For a C++ library that supports creating and parsing IGD, see picovcf (which also supports VCF -> IGD conversion).

Installation

Clone the code and then either install for development:

pip install -e pyigd/

or build and install via the wheel:

cd pyigd/ && python setup.py bdist_wheel
pip install --force-reinstall dist/*.whl

Usage

The pyigd.IGDFile class is a context manager, so it is recommended that you use it via the with statement. Below is an example script that loads an IGD file, prints out some meta-data, and then iterates the genotype data for all variants.

import pyigd
import sys

if len(sys.argv) < 2:
    print("Pass in IGD filename")
    exit(1)

with pyigd.IGDFile(sys.argv[1]) as igd_file:
    print(f"Version: {igd_file.version}")
    print(f"Ploidy: {igd_file.ploidy}")
    print(f"Variants: {igd_file.num_variants}")
    print(f"Individuals: {igd_file.num_individuals}")
    print(f"Source: {igd_file.source}")
    print(f"Description: {igd_file.description}")
    for variant_index in range(igd_file.num_variants):
        # Approach 1: Get the samples as a list
        print(f"REF: {igd_file.get_ref_allele(variant_index)}, ALT: {igd_file.get_alt_allele(variant_index)}")
        position, is_missing, sample_list = igd_file.get_samples(variant_index)
        print( (position, is_missing, len(sample_list))  )

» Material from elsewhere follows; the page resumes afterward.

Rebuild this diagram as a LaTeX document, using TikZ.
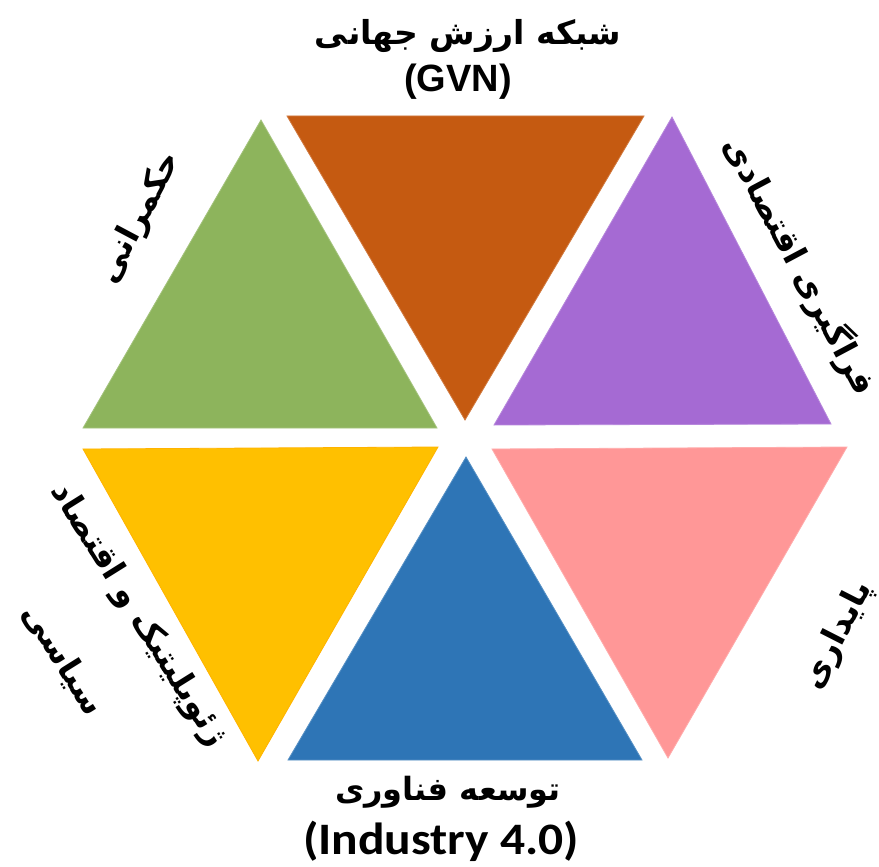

        # Approach 2: Get the samples as a BitVector object
        # See https://engineering.purdue.edu/kak/dist/BitVector-3.5.0.html
        position, is_missing, bitvect = igd_file.get_samples_bv(variant_index)
        print( (position, is_missing, bitvect.count_bits())  )

IGD can be highly performant for a few reasons:

It stores sparse data sparsely. Low-frequency variants are stored as sample lists. Medium/high frequency variants are stored as bit vectors.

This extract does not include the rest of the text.